Но подлинной родиной всяческих теорий была Германия. Страницы, которые Толстой посвящает описанию немецкой школы и немецких учителей, предвосхищают знаменитые страницы «Войны и мира», где он жестоко насмехается над прославленными экспертами в другой области – немецкими стратегами на русской службе, которых он выставляет гротескными и напыщенными болванами.
В «Ясной Поляне», журнале, который он издавал частным образом в 1861–1862 годах, Толстой говорит о том, как ездил на Запад, чтобы посмотреть, как там учат детей, и приводит в пример ужасающий (и чрезвычайно забавный) отчет о новейших методах преподавания алфавита, используемых выпускником одной из самых передовых немецких педагогических семинарий.

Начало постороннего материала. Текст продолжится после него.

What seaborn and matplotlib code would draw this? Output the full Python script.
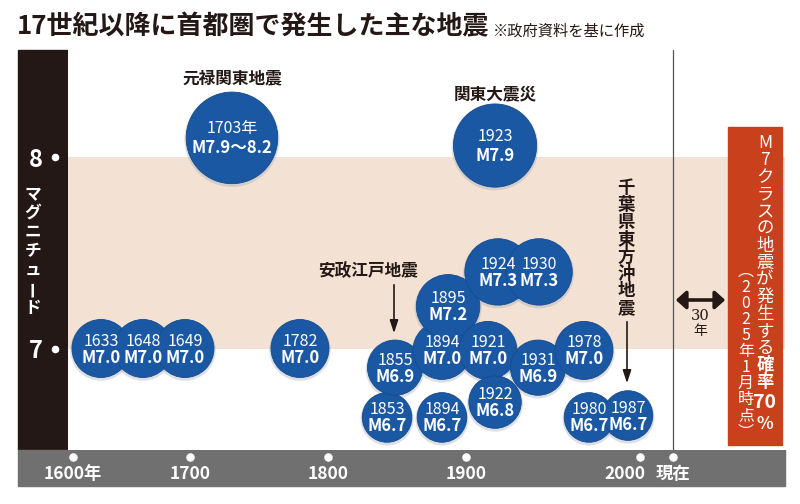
import numpy as np
import pandas as pd
import matplotlib
matplotlib.use("Agg")
import matplotlib.pyplot as plt
import matplotlib.transforms as mtransforms
from matplotlib.patches import Rectangle, FancyArrowPatch
import seaborn as sns

# ---------------- data ----------------
years = [1633, 1648, 1649, 1703, 1782, 1853, 1855, 1894, 1894, 1895,
         1921, 1922, 1923, 1924, 1930, 1931, 1978, 1980, 1987]
mag_low = [7.0, 7.0, 7.0, 7.9, 7.0, 6.7, 6.9, 7.0, 6.7, 7.2,
           7.0, 6.8, 7.9, 7.3, 7.3, 6.9, 7.0, 6.7, 6.7]
mag_high = [7.0, 7.0, 7.0, 8.2, 7.0, 6.7, 6.9, 7.0, 6.7, 7.2,
            7.0, 6.8, 7.9, 7.3, 7.3, 6.9, 7.0, 6.7, 6.7]
tick_years = [1600, 1700, 1800, 1900, 2000, 2025]
tick_labels = ["1600年", "1700", "1800", "1900", "2000", "現在"]
mag_ticks = [7, 8]
mag_tick_labels = ["7", "8"]

# ------------- layout (infographic placement of bubbles) -------------
x_pos = [1623.9, 1659.8, 1695.7, 1730.4, 1779.7, 1842.8, 1848.6, 1882.6, 1882.6, 1887.0,
         1912.6, 1916.7, 1916.7, 1918.4, 1942.0, 1941.4, 1967.8, 1970.7, 1993.1]
y_pos = [7.0, 7.0, 7.0, 8.10, 7.0, 6.64, 6.90, 6.99, 6.64, 7.22,
         6.99, 6.72, 8.06, 7.40, 7.40, 6.90, 6.99, 6.64, 6.65]
# non-uniform time axis of the original graphic (relative spacing)
scale_yr = [1500, 1600, 1700, 1800, 1900, 2000, 2025, 2200]
scale_u = [-44, 73, 190, 328, 466, 640, 673, 904]

BLUE = "#1b58a4"
BEIGE = "#f3e2d4"
DARK = "#231815"
GREY = "#707070"
RED = "#c8401c"

sns.set_theme(style="white")
plt.rcParams["font.family"] = ["Noto Sans CJK JP", "DejaVu Sans"]

W, H = 800, 504
fig = plt.figure(figsize=(8, 5.04), dpi=100)
fig.patch.set_facecolor("white")


def fx(px):
    return px / W


def fy(py):
    return 1 - py / H


ax = fig.add_axes([fx(68), fy(450), fx(785) - fx(68), fy(50) - fy(450)])
ax.set_xscale("function", functions=(lambda v: np.interp(v, scale_yr, scale_u),
                                     lambda v: np.interp(v, scale_u, scale_yr)))
ax.set_xlim(np.interp(68, scale_u, scale_yr), np.interp(785, scale_u, scale_yr))
ax.set_ylim(6.47, 8.559)
ax.set_facecolor("white")
for s in ax.spines.values():
    s.set_visible(False)

# beige band M7-M8
ax.axhspan(7, 8, color=BEIGE, zorder=0, lw=0)
# present line
ax.axvline(2025, color="#555555", lw=0.9, zorder=1)

df = pd.DataFrame({"x": x_pos, "y": y_pos, "year": years,
                   "lo": mag_low, "hi": mag_high})
diam_px = 58 + 28 * (df["hi"] - 7)
df["s"] = (diam_px * 0.72) ** 2

# soft shadow
ax.scatter(df["x"], df["y"] - 0.008, s=(diam_px * 0.72 + 2.5) ** 2, color="#9aa7b8",
           alpha=0.35, lw=0, zorder=2)
sns.scatterplot(data=df, x="x", y="y", s=df["s"].values, color=BLUE,
                edgecolor="#164a8c", linewidth=0.6, ax=ax, zorder=3, legend=False)

for _, r in df.iterrows():
    ylab = f"{int(r.year)}年" if r.lo != r.hi else f"{int(r.year)}"
    mlab = f"M{r.lo:.1f}〜{r.hi:.1f}" if r.lo != r.hi else f"M{r.lo:.1f}"
    big = r.hi > 7.6
    ax.annotate(ylab, (r.x, r.y), xytext=(0, 6.8 if big else 5.4), textcoords="offset points",
                ha="center", va="center", color="white", fontsize=11.5, zorder=4)
    ax.annotate(mlab, (r.x, r.y), xytext=(0, -7.6 if big else -6.5), textcoords="offset points",
                ha="center", va="center", color="white", fontsize=12, fontweight="bold",
                zorder=4)

ax.set_xlabel("")
ax.set_ylabel("")

# y ticks (magnitude) on the black bar
ax.set_yticks(mag_ticks)
ax.set_yticklabels(mag_tick_labels, color="white", fontsize=17, fontweight="bold")
ax.tick_params(axis="y", length=0, pad=18)
ax.set_xticks(tick_years)
ax.set_xticklabels(tick_labels, color="white", fontsize=12.5, fontweight="bold")
ax.tick_params(axis="x", length=0, pad=11)
ax.minorticks_off()
# the "2000" label sits left of its dot to make room for "現在"
lab2000 = ax.get_xticklabels()[4]
lab2000.set_transform(lab2000.get_transform() +
                      mtransforms.ScaledTranslation(-15 / 100, 0, fig.dpi_scale_trans))

ty = mtransforms.blended_transform_factory(ax.transAxes, ax.transData)
ax.scatter([-0.0181] * len(mag_ticks), mag_ticks, s=20, color="white", transform=ty,
           clip_on=False, zorder=5)
tx = mtransforms.blended_transform_factory(ax.transData, ax.transAxes)
ax.scatter(tick_years, [-0.0175] * len(tick_years), s=26, color="white", transform=tx,
           clip_on=False, zorder=5)

# background bars
fig.add_artist(Rectangle((fx(18), fy(450)), fx(68) - fx(18), fy(50) - fy(450),
                         transform=fig.transFigure, color=DARK, zorder=-1))
fig.add_artist(Rectangle((fx(18), fy(486)), fx(785) - fx(18), fy(450) - fy(486),
                         transform=fig.transFigure, color=GREY, zorder=-1))
# red probability box
fig.add_artist(Rectangle((fx(728), fy(445)), fx(782) - fx(728), fy(127) - fy(445),
                         transform=fig.transFigure, color=RED, zorder=5))

# title
fig.text(fx(17), fy(27), "17世紀以降に首都圏で発生した主な地震", fontsize=18.7,
         fontweight="bold", color=DARK, ha="left", va="center")
fig.text(fx(493), fy(31), "※政府資料を基に作成", fontsize=11, color=DARK,
         ha="left", va="center")


def vtext(x, y0, items, step, **kw):
    y = y0
    for it in items:
        if isinstance(it, tuple):
            ch, extra = it
        else:
            ch, extra = it, {}
        extra = dict(extra)
        y += extra.pop("gap", 0)
        rot = 90 if ch == "ー" else 0
        d = dict(kw)
        d.update(extra)
        fig.text(fx(x), fy(y), ch, ha="center", va="center", rotation=rot,
                 rotation_mode="anchor", **d)
        y += step


# y-axis title on the black bar
vtext(33, 194, list("マグニチュード"), 19, color="white", fontsize=12,
      fontweight="bold", zorder=6)

# named earthquakes
ax.annotate("元禄関東地震", (x_pos[3], y_pos[3]), xytext=(0, 43), textcoords="offset points",
            ha="center", va="center", fontsize=12, fontweight="bold", color=DARK)
ax.annotate("関東大震災", (x_pos[12], y_pos[12]), xytext=(0, 37), textcoords="offset points",
            ha="center", va="center", fontsize=12, fontweight="bold", color=DARK)
fig.text(fx(368), fy(271), "安政江戸地震", fontsize=12, fontweight="bold", color=DARK,
         ha="center", va="center")
fig.add_artist(FancyArrowPatch((fx(394), fy(282)), (fx(394), fy(336)),
                               transform=fig.transFigure,
                               arrowstyle="-|>,head_length=0.55,head_width=0.18",
                               mutation_scale=14, lw=1.2, color=DARK, zorder=6))
vtext(626, 188, list("千葉県東方沖地震"), 17.2, color=DARK, fontsize=12.5,
      fontweight="bold", zorder=6)
fig.add_artist(FancyArrowPatch((fx(627), fy(319)), (fx(627), fy(386)),
                               transform=fig.transFigure,
                               arrowstyle="-|>,head_length=0.55,head_width=0.18",
                               mutation_scale=14, lw=1.2, color=DARK, zorder=6))

# 30-year arrow
fig.add_artist(FancyArrowPatch((fx(673), fy(300)), (fx(728), fy(300)),
                               transform=fig.transFigure,
                               arrowstyle="<|-|>,head_length=0.5,head_width=0.45",
                               mutation_scale=12, lw=2.6, color=DARK, zorder=6))
fig.text(fx(700), fy(316), "30", fontsize=10.5, color=DARK, ha="center", va="center",
         family=["DejaVu Serif"])
fig.text(fx(700), fy(331), "年", fontsize=10, color=DARK, ha="center", va="center")

# red box text
right_col = ["M", "7", "ク", "ラ", "ス", "の", "地", "震", "が", "発", "生", "す", "る",
             ("確", {"fontweight": "bold"}), ("率", {"fontweight": "bold"}),
             ("70", {"fontweight": "bold", "fontsize": 14, "gap": 3}),
             ("%", {"fontweight": "bold", "gap": 4})]
vtext(765, 143, right_col, 17.1, color="white", fontsize=12.5, zorder=7)
left_col = ["︵", "2", "0", "2", "5", "年", "1", "月", "時", "点", "︶"]
vtext(746, 271, left_col, 16.1, color="white", fontsize=11.5, zorder=7)

fig.savefig("out.png", dpi=100, facecolor="white")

Педантичный, безмерно самодовольный учитель входит в класс и отмечает с одобрением, что ученики сидят по местам, вышколенные и послушные, в полной тишине, по всем немецким правилам. «Он оглядывает класс и уже знает, что они должны будут усвоить; он знает и это; и то, из чего сделаны детские души, и многое другое, чему его учили в семинарии». Вооружен он новейшим и самым передовым учебником, который называется «Das Fischbuch». Там – картинки с рыбами.
«Что это такое, дорогие дети?» – «Рыба», – отвечает самый догадливый. – «Нет». И он не успокоится, пока какой-нибудь ребенок не скажет, что видят они не рыбу, а книгу. Так-то будет лучше. «А что содержится в книгах?» – «Буквы», – говорит самый отважный мальчик. «Нет-нет, – печально говорит учитель. – Вам придется сперва хорошенько подумать, что вы такое говорите». К этому моменту дети уже почти совсем растеряны: они понятия не имеют, чего от них хотят. У них появляется смутное и совершенно правильное впечатление, что учитель хочет, чтобы они сказали что-нибудь невразумительное, например, что рыба – это не рыба, и чего бы он от них ни добивался, им до этого никогда не додуматься. Мысли у них разбредаются. Они гадают (это очень по-толстовски), почему учитель носит очки, почему он смотрит сквозь них, а не снимет, и так далее. Учитель велит им сосредоточиться, он изводит и мучит их до тех пор, пока не вынудит сказать, что они видят не рыбу, а картинку, а затем, после новых мучений – что на этой картинке рыба. Если именно того он и хочет от них добиться, не проще ли, спрашивает Толстой, чтобы они заучили наизусть этот образчик глубокой мудрости? Зачем мучить их по методу «рыбьей книги», от которого они совсем не приучаются «мыслить творчески», а просто тупеют на глазах?